In the "Turakina", as with the present vessels, as at the time of commencement of the proceedings there had been no act of actual or symbolic delivery of possession back to Deil. Neither was there any act capable of being construed as constructive redelivery - a concept I would not be prepared to rule out.

However, as did Tamberlin J, I conclude that at English law a demise charter is effectively brought to an end when the right to possession and control is withdrawn (the notice of termination) and redelivery is achieved. Neither act need be consensual. I reject Mr Broadmore's submission to the contrary. To so hold would enable a defaulting demise charterer to prolong the owners' vulnerability and exposure to s 5(2) liability. Most Admiralty jurisdictions contain such a provision. It cannot be the case that the law leaves it to the whim of a party in breach to decide when and how the innocent party can effectively bring an end to the relationship. That is not the law of contract and this charter-party is a contract to which general principles apply. Provided the default relied upon gives a right to termination (which it does) then cancellation is effected by giving notice. I much prefer Mr David's pragmatic approach whereby withdrawal is unilateral (although dependent upon established breach) but that the owner must nevertheless recover possession, actual, symbolic or constructive. I incline to the view that it would suffice for the owner to attend upon the vessel by an agent and announce to the world that it has retaken possession of the ship. Such a proclamation would not be affected by considerations such as the taking of accounts over provisions, spares and bunkers or removing cargo or terminating the employ of master and crew - to whom the owner enjoys no contractual obligation in a demise charter situation. It would signify positive action reclaiming possession. But on the evidence that did not occur. Alternatively, an owner could issue proceedings seeking possession. Or the parties could record redelivery.

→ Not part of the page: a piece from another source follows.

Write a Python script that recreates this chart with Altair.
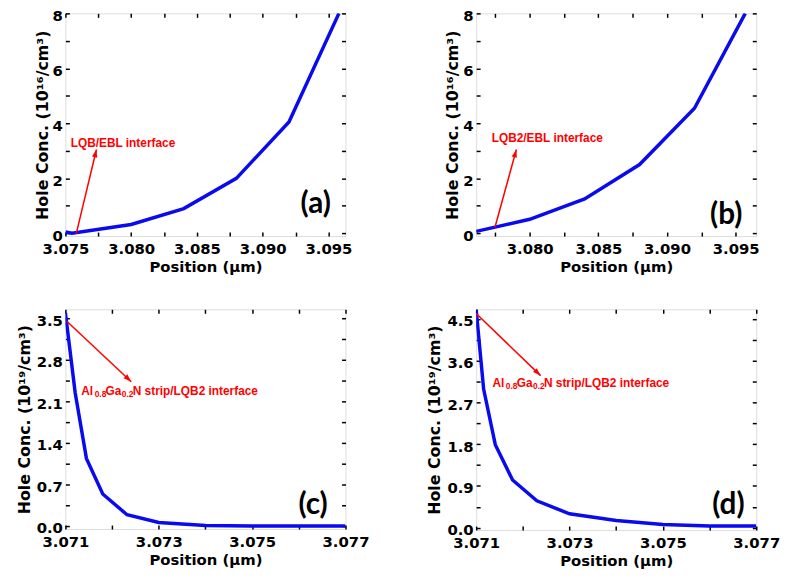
import math
import altair as alt
import pandas as pd

# ---------------- data ----------------
a_pos = [3.0750, 3.0755, 3.0800, 3.0840, 3.0880, 3.0920, 3.0958]
a_conc = [0.05, 0.0, 0.32, 0.90, 2.00, 4.05, 8.0]

b_pos = [3.0761, 3.0800, 3.0840, 3.0880, 3.0920, 3.0957]
b_conc = [0.07, 0.51, 1.25, 2.50, 4.55, 8.0]

c_pos = [3.0710, 3.07121, 3.07145, 3.0718, 3.07232, 3.0730, 3.0740, 3.0750, 3.0760, 3.0770]
c_conc = [3.59, 2.24, 1.14, 0.54, 0.19, 0.06, 0.01, 0.0, 0.0, 0.0]

d_pos = [3.0710, 3.07116, 3.07141, 3.07178, 3.0723, 3.0730, 3.0740, 3.0750, 3.0760, 3.0770]
d_conc = [4.71, 2.99, 1.79, 1.03, 0.58, 0.30, 0.155, 0.07, 0.035, 0.035]

# tick values (all ticks) and labelled (major) ticks
ab_x_ticks = [3.075, 3.0775, 3.08, 3.0825, 3.085, 3.0875, 3.09, 3.0925, 3.095]
a_x_major = [3.075, 3.08, 3.085, 3.09, 3.095]
b_x_major = [3.08, 3.085, 3.09, 3.095]
ab_y_ticks = [0, 1, 2, 3, 4, 5, 6, 7, 8]
ab_y_major = [0, 2, 4, 6, 8]

cd_x_ticks = [3.071, 3.072, 3.073, 3.074, 3.075, 3.076, 3.077]
cd_x_major = [3.071, 3.073, 3.075, 3.077]
c_y_ticks = [0.0, 0.35, 0.7, 1.05, 1.4, 1.75, 2.1, 2.45, 2.8, 3.15, 3.5]
c_y_major = [0.0, 0.7, 1.4, 2.1, 2.8, 3.5]
d_y_ticks = [0.0, 0.45, 0.9, 1.35, 1.8, 2.25, 2.7, 3.15, 3.6, 4.05, 4.5]
d_y_major = [0.0, 0.9, 1.8, 2.7, 3.6, 4.5]

x_title = "Position (μm)"
y_title_16 = "Hole Conc. (10¹⁶/cm³)"
y_title_19 = "Hole Conc. (10¹⁹/cm³)"

# annotations: arrow start -> end (data units), label anchor, text pieces
a_arrow = [3.07583, 0.0, 3.07736, 3.05]
a_note = [3.0754, 3.27]
b_arrow = [3.07747, 0.22, 3.07903, 3.05]
b_note = [3.07723, 3.48]
c_arrow = [3.07103, 3.45, 3.07241, 2.43]
c_note = [3.07134, 2.27]
d_arrow = [3.0710, 4.62, 3.07238, 3.28]
d_note = [3.07135, 3.13]

strip_pieces = [("Al", False), ("0.8", True), ("Ga", False), ("0.2", True), ("N strip/LQB2 interface", False)]
strip_offsets = [0, 13.5, 24.5, 41, 52]

panel_labels = ["(a)", "(b)", "(c)", "(d)"]
panel_label_pos = [[3.09519, 1.05], [3.09549, 0.65], [3.07662, 0.35], [3.07675, 0.49]]

TICK_FONT = "DejaVu Sans"
LINE_BLUE = "#0a0af0"
RED = "#ff0000"


def make_axis(orient, values, majors, fmt, title=None, show_labels=True, title_pad=4):
    kw = dict(orient=orient, values=values, tickSize=4, tickWidth=1.5, tickColor="black",
              offset=-4, domain=False, grid=False, ticks=True)
    if show_labels:
        majors_js = ",".join(repr(float(m)) for m in majors)
        kw.update(format=fmt,
                  labelExpr=f"indexof([{majors_js}], datum.value) >= 0 ? datum.label : ''",
                  labelFont=TICK_FONT, labelFontWeight="bold", labelFontSize=15,
                  labelColor="black", labelOverlap=False, labelFlush=False)
        if orient in ("left", "right"):
            kw.update(labelPadding=3, labelOffset=2)
        else:
            kw.update(labelPadding=6)
    else:
        kw.update(labels=False)
    if title is not None:
        kw.update(title=title, titleFont=TICK_FONT, titleFontWeight="bold",
                  titleFontSize=16 if orient in ("left", "right") else 15,
                  titleColor="black", titlePadding=title_pad)
    else:
        kw.update(title=None)
    return alt.Axis(**kw)


def make_panel(pos, conc, xdom, ydom, xticks, xmajor, xfmt, yticks, ymajor, yfmt,
               ytitle, width, height, arrow, note, pieces, offsets, label, label_xy, ytitle_pad):
    xs = alt.Scale(domain=xdom, nice=False, zero=False)
    ys = alt.Scale(domain=ydom, nice=False, zero=False)
    df = pd.DataFrame({"x": pos, "y": conc})

    line = alt.Chart(df).mark_line(color=LINE_BLUE, strokeWidth=3.5, clip=True).encode(
        x=alt.X("x:Q", scale=xs, axis=make_axis("bottom", xticks, xmajor, xfmt, x_title, title_pad=3)),
        y=alt.Y("y:Q", scale=ys, axis=make_axis("left", yticks, ymajor, yfmt, ytitle, title_pad=ytitle_pad)),
    )
    mirror = alt.Chart(df).mark_line(opacity=0).encode(
        x=alt.X("x:Q", scale=xs, axis=make_axis("top", xticks, xmajor, xfmt, show_labels=False)),
        y=alt.Y("y:Q", scale=ys, axis=make_axis("right", yticks, ymajor, yfmt, show_labels=False)),
    )

    adf = pd.DataFrame({"x": [arrow[0]], "y": [arrow[1]], "x2": [arrow[2]], "y2": [arrow[3]]})
    shaft = alt.Chart(adf).mark_rule(color=RED, strokeWidth=1.5).encode(
        x=alt.X("x:Q", scale=xs, axis=None), y=alt.Y("y:Q", scale=ys, axis=None),
        x2="x2:Q", y2="y2:Q")
    # arrow head direction in pixel space
    dxp = (arrow[2] - arrow[0]) / (xdom[1] - xdom[0]) * width
    dyp = -(arrow[3] - arrow[1]) / (ydom[1] - ydom[0]) * height
    ang = math.degrees(math.atan2(dxp, -dyp)) % 360
    hdf = pd.DataFrame({"x": [arrow[2]], "y": [arrow[3]]})
    head = alt.Chart(hdf).mark_point(shape="M0,0L-0.34,1L0.34,1Z", filled=True, opacity=1,
                                     color=RED, size=256, angle=ang, strokeWidth=0).encode(
        x=alt.X("x:Q", scale=xs, axis=None), y=alt.Y("y:Q", scale=ys, axis=None))

    ndf = pd.DataFrame({"x": [note[0]], "y": [note[1]]})
    texts = []
    for (txt, sub), off in zip(pieces, offsets):
        texts.append(alt.Chart(ndf).mark_text(
            text=txt, align="left", baseline="middle", dx=off, dy=3 if sub else 0,
            font="Liberation Sans", fontWeight="bold", fontSize=8.5 if sub else 12, color=RED).encode(
            x=alt.X("x:Q", scale=xs, axis=None), y=alt.Y("y:Q", scale=ys, axis=None)))

    ldf = pd.DataFrame({"x": [label_xy[0]], "y": [label_xy[1]]})
    plabel = alt.Chart(ldf).mark_text(text=label, align="right", baseline="middle",
                                      font="Lato", fontWeight="bold", fontSize=30, color="black").encode(
        x=alt.X("x:Q", scale=xs, axis=None), y=alt.Y("y:Q", scale=ys, axis=None))

    return alt.layer(line, mirror, shaft, head, *texts, plabel).resolve_axis(
        x="independent", y="independent").properties(width=width, height=height)


pa = make_panel(a_pos, a_conc, [3.075, 3.0963], [-0.1, 8.0], ab_x_ticks, a_x_major, ".3f",
                ab_y_ticks, ab_y_major, "d", y_title_16, 283, 225, a_arrow, a_note,
                [("LQB/EBL interface", False)], [0], panel_labels[0], panel_label_pos[0], 2)
pb = make_panel(b_pos, b_conc, [3.0761, 3.0965], [-0.1, 8.0], ab_x_ticks, b_x_major, ".3f",
                ab_y_ticks, ab_y_major, "d", y_title_16, 283, 225, b_arrow, b_note,
                [("LQB2/EBL interface", False)], [0], panel_labels[1], panel_label_pos[1], 2)
pc = make_panel(c_pos, c_conc, [3.071, 3.077], [-0.05, 3.65], cd_x_ticks, cd_x_major, ".3f",
                c_y_ticks, c_y_major, ".1f", y_title_19, 283, 222, c_arrow, c_note,
                strip_pieces, strip_offsets, panel_labels[2], panel_label_pos[2], 4)
pd_ = make_panel(d_pos, d_conc, [3.071, 3.077], [-0.05, 4.71], cd_x_ticks, cd_x_major, ".3f",
                 d_y_ticks, d_y_major, ".1f", y_title_19, 283, 223, d_arrow, d_note,
                 strip_pieces, strip_offsets, panel_labels[3], panel_label_pos[3], 4)

chart = alt.concat(pa, pb, pc, pd_, columns=2, spacing={"row": 74, "column": 132},
                   bounds="flush").properties(
    padding={"top": -3.5, "left": 7, "right": 0, "bottom": 0}
).configure_view(stroke="black", strokeWidth=2).configure(background="white")

chart.save("out.html", embed_options={"renderer": "svg", "actions": False})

In my view, recovery of possession is necessary and the law recognises that by allowing for a charter-hire obligation to continue until it is effected.

[43] This approach of Giles J was recently adopted by Fisher J in Bridon New Zealand Limited v The Ship "Wybia" & Anor (Auckland High Court, AD 926, 13 June 2000). I intend to adopt the same analysis and the same legal platform as Giles J.

[44] The sole but critical task which remains is for me to decide whether the events of 1 May 2001 resulted in redelivery of the vessel to its owners. For there to be termination of the demise charter the owners must recover possession of the vessel actually, symbolically or constructively. I have no doubt that this is what Mr Speedy intended to achieve when he travelled to Opua on 1 May. However, redelivery is not what occurred.

[45] The obstacles in the way of a finding of redelivery are significant. It is undisputed that the owner served notice of cancellation of the agreement on the first defendant on the vessel. This, however, falls short of an announcement "to the world" that the owner had retaken possession of the vessel. The opportunity to make such an announcement in the presence of various witnesses including a police officer was not taken up. Instead Mr Speedy informed Constable Tele'a that he had reached an agreement with the first defendant. To the outside world no change had been effected. The first defendant was left in possession of the vessel. The owner's chosen new skipper was not put aboard. The owner left the scene. No-one apart from Mr Speedy (and arguably the first defendant from whom there is no evidence) knew that the first defendant's status had changed from that of skipper in possession to that of mere caretaker with the limited responsibility of pumping out the vessel and sailing it to Auckland.

[46] On the facts as I have found them there was clearly no redelivery of the vessel to its owner. Possession remained unchanged. In my judgment the events of 1 May 2001 fell considerably short of any symbolic recovery of possession by the owner. Although taking possession was Mr Speedy's intention he equivocated in the face of opposition from the first defendant. His decision to leave the first defendant aboard the vessel to pump it out (rather than evicting the first defendant and engaging somebody else to pump out the vessel) coupled with his desire not to antagonise the first defendant, in my judgment prevent any finding of recovery of possession of the vessel by symbolic or constructive means.

[47] The owner let the situation drift. There had been no change in the owner's stance by 23 May 2001. In the intervening three weeks the owner's actions had been limited to delivering a pump to the first defendant on the vessel and endeavouring to contact him by telephone.

[48] It thus follows, for the reasons which I have stated, that the charter by demise which was unquestionably operating between 29 February 2000 and 1 May 2001 had not been brought to an end when the vessel was arrested on 23 May 2001. The first defendant still had such a charter by demise at the time of the vessel's arrest.

Orders

[49] The preliminary issue is determined by this Court holding that, as at 23 May 2001, the first defendant's charter by demise of the second defendant vessel was operative.

[50] This decision on a preliminary issue does not affect in any way other procedural or substantive defences which might be available to the second defendant.

[51] The proceeding is to be listed for mention in the Duty Judge list on Monday 15 October to deal with any further directions which the substantive proceeding may require.

Costs

[52] Counsel expressed some confidence that they would be able to resolve outstanding issues once this preliminary issue had been decided. Hopefully they can do so without further assistance from the Court. Counsel sought the reservation of costs.

[53] Leave is reserved to the plaintiffs to file a memorandum on the issue of costs if costs cannot be resolved within 42 days. The second defendant filing a memorandum on the same issue 14 days thereafter.